Michel Maffesoli (Nuestras idolatrías postmodernas)


En la vida social, un nuevo orden se impone. Ha pasado el tiempo de la convicción racional, y ha llegado el momento de la seducción emocional. Es precisamente de eso de lo que se trata a partir del momento en que la diferencia entre posiciones políticas se expresa menos en la exposición programática de los proyectos que en su flamante teatralización. Eso es lo que caracteriza el retorno de las figuras carismáticas que, según la etimología del término, favorecen la viscosidad, suscitan el deseo de pegarse al otro.
¿Qué era lo que constituía la especificidad de lo político en lo que Hannah Arendt llamaba el ideal democrático? En la función de un cuerpo de doctrinas determinado, el partido o los políticos se prodigaban en convencer y obtener la adhesión de un individuo racional. Que, en consecuencia, les concedía su voto.
Eso era lo que el sociólogo Julien Freund llamaba <<la esencia de lo político>>. A una representación filosófica (programa) correspondía una representación política (parlamento, ayuntamientos). ¡Ahí reside el alma del ideal democrático! Interacción de un mandatario y un mandado. Modernidad en la que predomina un orden de la convicción.
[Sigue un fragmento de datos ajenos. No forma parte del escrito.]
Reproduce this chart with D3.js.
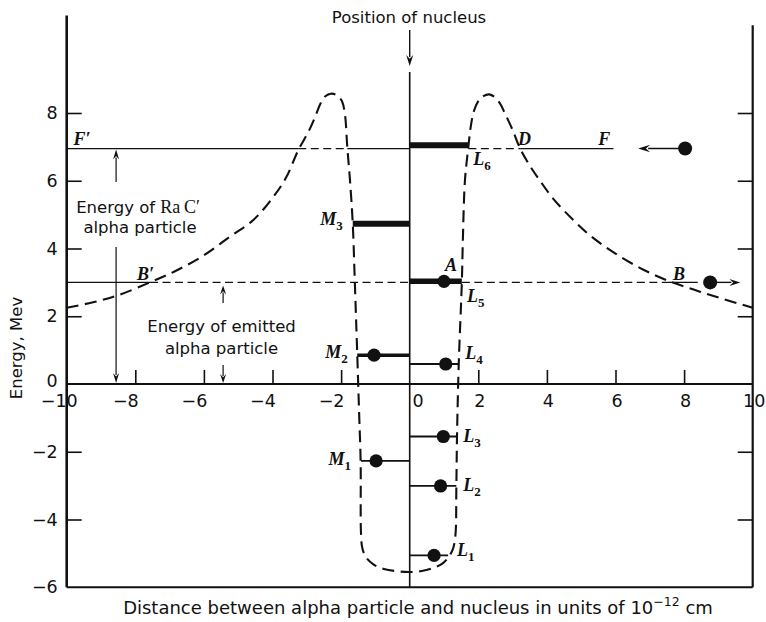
<!DOCTYPE html>
<html><head><meta charset="utf-8">
<script src="https://cdn.jsdelivr.net/npm/d3@7"></script>
<style>body{margin:0;background:#fff}svg{display:block}</style>
</head><body>
<svg id="chart" width="766" height="622"></svg>
<script>
// ---------------- data ----------------
const xTickValues = [-10, -8, -6, -4, -2, 0, 2, 4, 6, 8, 10];
const xInnerTicks = [-8, -6, -4, -2, 2, 4, 6, 8];
const yTickValues = [8, 6, 4, 2, 0, -2, -4, -6];
const yInnerTicks = [8, 6, 4, 2, -2, -4];

// potential-energy curve (dashed), read along the path from x=-10 to x=+10
const wellX = [-10, -9.2, -8.5, -7.57, -6.8, -6.0, -5.24, -4.56, -3.98, -3.6, -3.25, -2.95, -2.75, -2.6, -2.45, -2.3, -2.13, -1.98, -1.89, -1.82, -1.74, -1.66, -1.6, -1.53, -1.47, -1.43, -1.42, -1.38, -1.27, -1.05, -0.75, -0.35, 0, 0.35, 0.68, 0.95, 1.1, 1.25, 1.33, 1.36, 1.38, 1.43, 1.52, 1.55, 1.61, 1.71, 1.78, 1.87, 2.0, 2.15, 2.32, 2.5, 2.65, 2.78, 3.0, 3.22, 3.5, 3.8, 4.2, 4.77, 5.3, 6.0, 6.8, 7.53, 8.3, 9.1, 10];
const wellE = [2.25, 2.42, 2.62, 3.0, 3.35, 3.8, 4.35, 4.84, 5.52, 6.1, 6.9, 7.45, 7.9, 8.28, 8.5, 8.57, 8.53, 8.36, 7.98, 7.0, 6.0, 4.73, 3.0, 0.9, -1.0, -2.3, -4.4, -4.85, -5.12, -5.33, -5.46, -5.53, -5.55, -5.52, -5.43, -5.3, -5.15, -4.9, -4.5, -3.0, -1.5, 0.6, 3.0, 4.25, 6.0, 7.0, 7.6, 8.05, 8.35, 8.5, 8.55, 8.45, 8.25, 7.98, 7.5, 6.95, 6.45, 6.0, 5.45, 4.84, 4.35, 3.85, 3.38, 3.05, 2.78, 2.52, 2.25];

// energy levels
const levelNames  = ["L6", "M3", "L5", "M2", "L4", "L3", "M1", "L2", "L1"];
const levelEnergy = [7.05, 4.73, 3.03, 0.85, 0.59, -1.55, -2.27, -3.01, -5.06];
const levelFrom   = [0, -1.66, 0, -1.53, 0, 0, -1.42, 0, 0];
const levelTo     = [1.71, 0, 1.52, 0, 1.43, 1.37, 0, 1.36, 1.12];
const levelDotX   = [null, null, 1.0, -1.04, 1.05, 0.98, -0.98, 0.9, 0.71];

// alpha-particle energies and crossing points
const racEnergy = 6.95;          // F'F line
const racCrossLeft = -3.25, racWallLeft = -1.82, racWallRight = 1.71, racCrossRight = 3.22, racLineEnd = 5.94;
const emitEnergy = 3.0;          // B'B line
const emitCrossLeft = -7.57, emitWallRight = 1.52, emitCrossRight = 7.53, emitSolidEnd = 8.4;
const incomingDotX = 8.03, incomingArrowTip = 6.66;
const outgoingDotX = 8.76, outgoingArrowTip = 9.64;

// ---------------- layout ----------------
const svg = d3.select("#chart");
const x = d3.scaleLinear().domain([-10, 10]).range([66.7, 752.7]);
const y = d3.scaleLinear().domain([0, 8]).range([384, 113]);
const SANS = "DejaVu Sans";
const SERIF = "Liberation Serif";
const INK = "#111";

const minus = d => d < 0 ? "\u2212" + Math.abs(d) : String(d);

// frame lines
const frame = svg.append("g").attr("stroke", INK).attr("fill", "none");
frame.append("line").attr("x1", x(-10)).attr("x2", x(-10)).attr("y1", y(10.88)).attr("y2", y(-6)).attr("stroke-width", 2.6);
frame.append("line").attr("x1", x(10)).attr("x2", x(10)).attr("y1", y(10.59)).attr("y2", y(-6)).attr("stroke-width", 2.2);
frame.append("line").attr("x1", x(-10)).attr("x2", x(10)).attr("y1", y(0)).attr("y2", y(0)).attr("stroke-width", 2.2);
frame.append("line").attr("x1", x(-10)).attr("x2", x(10)).attr("y1", y(-6)).attr("y2", y(-6)).attr("stroke-width", 2.2);

// left axis: inward ticks + labels
const leftAxis = svg.append("g").attr("transform", `translate(${x(-10)},0)`)
  .call(d3.axisLeft(y).tickValues(yTickValues).tickSizeInner(-15).tickSizeOuter(0).tickPadding(9).tickFormat(minus));
leftAxis.select(".domain").remove();
leftAxis.selectAll(".tick line").attr("stroke", INK).attr("stroke-width", 1.6)
  .filter(d => d === 0 || d === -6).remove();
leftAxis.selectAll(".tick text").attr("font-family", SANS).attr("font-size", 17.5).attr("fill", INK)
  .attr("dy", d => d === 0 ? "0.12em" : "0.32em");

// right axis: inward ticks only
const rightAxis = svg.append("g").attr("transform", `translate(${x(10)},0)`)
  .call(d3.axisRight(y).tickValues(yInnerTicks).tickSizeInner(-15).tickSizeOuter(0).tickFormat(""));
rightAxis.select(".domain").remove();
rightAxis.selectAll(".tick line").attr("stroke", INK).attr("stroke-width", 1.6);

// x axis on E=0: upward ticks
const xTicksG = svg.append("g").attr("transform", `translate(0,${y(0)})`)
  .call(d3.axisBottom(x).tickValues(xInnerTicks).tickSizeInner(-14).tickSizeOuter(0).tickFormat(""));
xTicksG.select(".domain").remove();
xTicksG.selectAll(".tick line").attr("stroke", INK).attr("stroke-width", 1.6);

// x labels
const xLabels = svg.append("g").attr("transform", `translate(0,${y(0)})`)
  .call(d3.axisBottom(x).tickValues(xTickValues).tickSize(0).tickPadding(11).tickFormat(minus));
xLabels.select(".domain").remove();
xLabels.selectAll(".tick text").attr("font-family", SANS).attr("font-size", 17.5).attr("fill", INK)
  .attr("dx", d => d < 0 ? (d === -10 ? -8 : -10) : (d === 0 ? 8 : 1));

// nucleus line + arrow
svg.append("line").attr("x1", x(0)).attr("x2", x(0)).attr("y1", y(9.21)).attr("y2", y(-6))
  .attr("stroke", INK).attr("stroke-width", 1.6);

function arrow(x1, y1, x2, y2, len = 10, half = 3.5, w = 1.3) {
  const a = Math.atan2(y2 - y1, x2 - x1);
  const bx = x2 - len * Math.cos(a), by = y2 - len * Math.sin(a);
  svg.append("line").attr("x1", x1).attr("y1", y1).attr("x2", bx + 2 * Math.cos(a)).attr("y2", by + 2 * Math.sin(a))
    .attr("stroke", INK).attr("stroke-width", w);
  const px = -Math.sin(a) * half, py = Math.cos(a) * half;
  svg.append("path").attr("d", `M${x2},${y2}L${bx + px},${by + py}L${bx + 0.35 * len * Math.cos(a)},${by + 0.35 * len * Math.sin(a)}L${bx - px},${by - py}Z`)
    .attr("fill", INK);
}
arrow(x(0), 30, x(0), 66, 11, 3.5, 1.4);

// potential curve
const wellLine = d3.line().x((d, i) => x(wellX[i])).y((d, i) => y(wellE[i])).curve(d3.curveCatmullRom.alpha(0.5));
svg.append("path").attr("d", wellLine(wellX)).attr("fill", "none").attr("stroke", INK)
  .attr("stroke-width", 2.1).attr("stroke-dasharray", "12,6.5");

// horizontal energy lines
function hline(e, a, b, dashed) {
  svg.append("line").attr("x1", x(a)).attr("x2", x(b)).attr("y1", y(e)).attr("y2", y(e))
    .attr("stroke", INK).attr("stroke-width", 1.3).attr("stroke-dasharray", dashed ? "8,4.5" : null);
}
hline(racEnergy, -10, racCrossLeft, false);
hline(racEnergy, racCrossLeft, racWallLeft, true);
hline(racEnergy, racWallLeft, 0, false);
hline(racEnergy, racWallRight, racCrossRight, true);
hline(racEnergy, racCrossRight, racLineEnd, false);

hline(emitEnergy, -10, emitCrossLeft, false);
hline(emitEnergy, emitCrossLeft, 0, true);
hline(emitEnergy, emitWallRight, emitCrossRight, true);
hline(emitEnergy, emitCrossRight, emitSolidEnd, false);

// energy levels
const thick = {L6: 6, M3: 6, L5: 5.5, M2: 3.5};
levelNames.forEach((n, i) => {
  svg.append("line").attr("x1", x(levelFrom[i])).attr("x2", x(levelTo[i]))
    .attr("y1", y(levelEnergy[i])).attr("y2", y(levelEnergy[i]))
    .attr("stroke", INK).attr("stroke-width", thick[n] || 1.8);
  if (levelDotX[i] !== null) {
    svg.append("circle").attr("cx", x(levelDotX[i])).attr("cy", y(levelEnergy[i])).attr("r", 6.6).attr("fill", INK);
  }
});

// incoming / outgoing alpha particles
svg.append("circle").attr("cx", x(incomingDotX)).attr("cy", y(racEnergy)).attr("r", 7).attr("fill", INK);
arrow(x(incomingDotX) - 4, y(racEnergy), x(incomingArrowTip), y(racEnergy), 12, 3.8, 1.5);
svg.append("circle").attr("cx", x(outgoingDotX)).attr("cy", y(emitEnergy)).attr("r", 7).attr("fill", INK);
arrow(x(outgoingDotX) + 4, y(emitEnergy), x(outgoingArrowTip), y(emitEnergy), 11, 3.5, 1.4);

// vertical energy arrows
const racArrowX = -8.56, emitArrowX = -5.44;
arrow(x(racArrowX), 182, x(racArrowX), y(racEnergy) + 1, 10, 3, 1.2);
arrow(x(racArrowX), 247, x(racArrowX), y(0) - 1, 10, 3, 1.2);
arrow(x(emitArrowX), 303, x(emitArrowX), y(emitEnergy) + 3, 9, 3, 1.2);
arrow(x(emitArrowX), 365, x(emitArrowX), y(0) - 1, 9, 3, 1.2);

// ---------------- text ----------------
function txt(s, px, py, opts = {}) {
  return svg.append("text").attr("x", px).attr("y", py).attr("font-family", opts.family || SANS)
    .attr("font-size", opts.size || 16.5).attr("fill", INK).attr("text-anchor", opts.anchor || "middle").text(s);
}
txt("Position of nucleus", 409, 23);

const t1 = txt("Energy of ", 138, 213);
t1.append("tspan").attr("font-family", SERIF).attr("font-size", 18).text("Ra\u2009C\u2032");
txt("alpha particle", 140, 233);
txt("Energy of emitted", 221.5, 332);
txt("alpha particle", 221.5, 354);

svg.append("text").attr("transform", "translate(22,348) rotate(-90)").attr("text-anchor", "middle")
  .attr("font-family", SANS).attr("font-size", 16.5).attr("fill", INK).text("Energy, Mev");

const xt = txt("Distance between alpha particle and nucleus in units of 10", 418, 614, {anchor: "middle", size: 18});
xt.append("tspan").attr("dy", -8).attr("font-size", 12.5).text("\u221212");
xt.append("tspan").attr("dy", 8).text(" cm");

// italic letter labels
function lab(main, sub, xv, ev) {
  const t = svg.append("text").attr("x", x(xv)).attr("y", y(ev)).attr("font-family", SERIF)
    .attr("font-style", "italic").attr("font-weight", "bold").attr("font-size", 18).attr("fill", INK).text(main);
  if (sub) t.append("tspan").attr("dy", 5).attr("font-size", 13).attr("font-style", "normal").text(sub);
}
lab("F\u2032", null, -9.8, 7.05);
lab("F", null, 5.5, 7.05);
lab("D", null, 3.16, 7.05);
lab("L", "6", 1.85, 6.47);
lab("B\u2032", null, -7.95, 3.07);
lab("B", null, 7.68, 3.07);
lab("A", null, 1.03, 3.33);
lab("L", "5", 1.67, 2.42);
lab("L", "4", 1.62, 0.74);
lab("M", "3", -2.61, 4.69);
lab("M", "2", -2.46, 0.77);
lab("M", "1", -2.37, -2.39);
lab("L", "3", 1.56, -1.71);
lab("L", "2", 1.56, -3.16);
lab("L", "1", 1.38, -5.07);
</script>
</body></html>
Precisamente eso es lo que está cambiando. Nuestra época pone empíricamente de manifiesto una verdadera transfiguración de lo político. No se trata del <<final>> de lo político -sería demasiado fácil de decir- sino de su mutación: la que pone en movimiento energías no racionales, energías emocionales.
De ahí la emergencia de mitos -tribus, clanes, comunidades- basados en un sentimiento de pertenencia afectual. Son mitos que favorecen las concentraciones histéricas de todo tipo. Y eso stricto sensu. En efecto, a lo que se apela es al vientre, y no ya al cerebro. Eso es lo que explica el desplazamiento de la convicción hacía la seducción. De ahí el sentimiento difuso de un mundo que se acaba.